Peu à peu, cependant, la peinture que nous avons vue d’abord reléguée dans les bas-côtés obscurs des églises pénètre dans le chœur de ces édifices et commence à se substituer aux bas-reliefs dorés et peints de couleurs éclatantes qui déployaient au-dessus des autels leurs nombreux compartimens. Mais son domaine reste longtemps incertain et mal délimité. Comme s’il voulait défendre pied à pied le terrain que seul il occupait d’abord, le sculpteur ne cède que graduellement la place au peintre. Plusieurs des œuvres de cette époque portent témoignage de cette lutte engagée entre les deux arts et semblent en marquer les étapes successives. Dans quelques-unes, les corps des personnages sont déjà peints, tandis que leurs visages continuent à être représentés en relief ; ou bien, parmi leurs vêtemens, des pierres précieuses ou d’autres ornemens en métal font encore saillie et des gaufrures aux dessins variés sont imprimées dans les fonds d’or sur lesquels les figures sacrées découpent leur silhouette.

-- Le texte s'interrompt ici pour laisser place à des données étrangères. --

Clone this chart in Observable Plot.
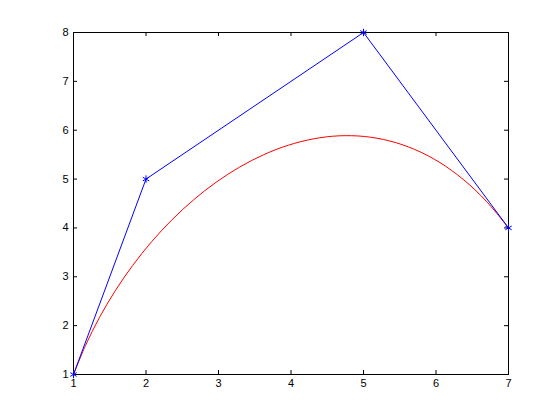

Les maîtres de l’école primitive de Cologne nous montrent la première trace de quelques détails pittoresques, qui, placés à côté des attributs servant à caractériser ces figures, aident à les déterminer d’une manière plus précise. Dans ce modeste réduit où, pieusement agenouillée, la Vierge reçoit de l’ange Gabriel l’annonce de sa mission divine, c’est une touffe de lis blancs posés auprès d’elle ; ou bien quelque mignonne fleurette cueillie dans le tapis de gazon étendu sous ses pieds et qu’elle offre gauchement à l’Enfant Jésus ; ou bien encore, comme dans les gracieux tableaux connus sous le nom de Paradis, des berceaux de roses sous lesquels, entourée de petits anges aux ailes multicolores, elle reçoit avec son Fils l’hommage de leurs chants et de leurs concerts. On le voit, cette intervention de la nature est bien humble à l’origine. Mais peu à peu le peintre ouvrira les yeux sur ces réalités à côté desquelles il passait d’abord indifférent ; elles exerceront sur lui un charme croissant et il s’appliquera de plus en plus à les étudier, à les copier avec un soin scrupuleux. Parfois, il est vrai, privé du secours que les artistes des écoles italiennes trouvaient dans les traditions de l’antiquité, il se laissera entraîner à des interprétations littérales ou

  1. Voir, dans la Revue du 15 juin 1884, le Paysage dans les arts de l’antiquité.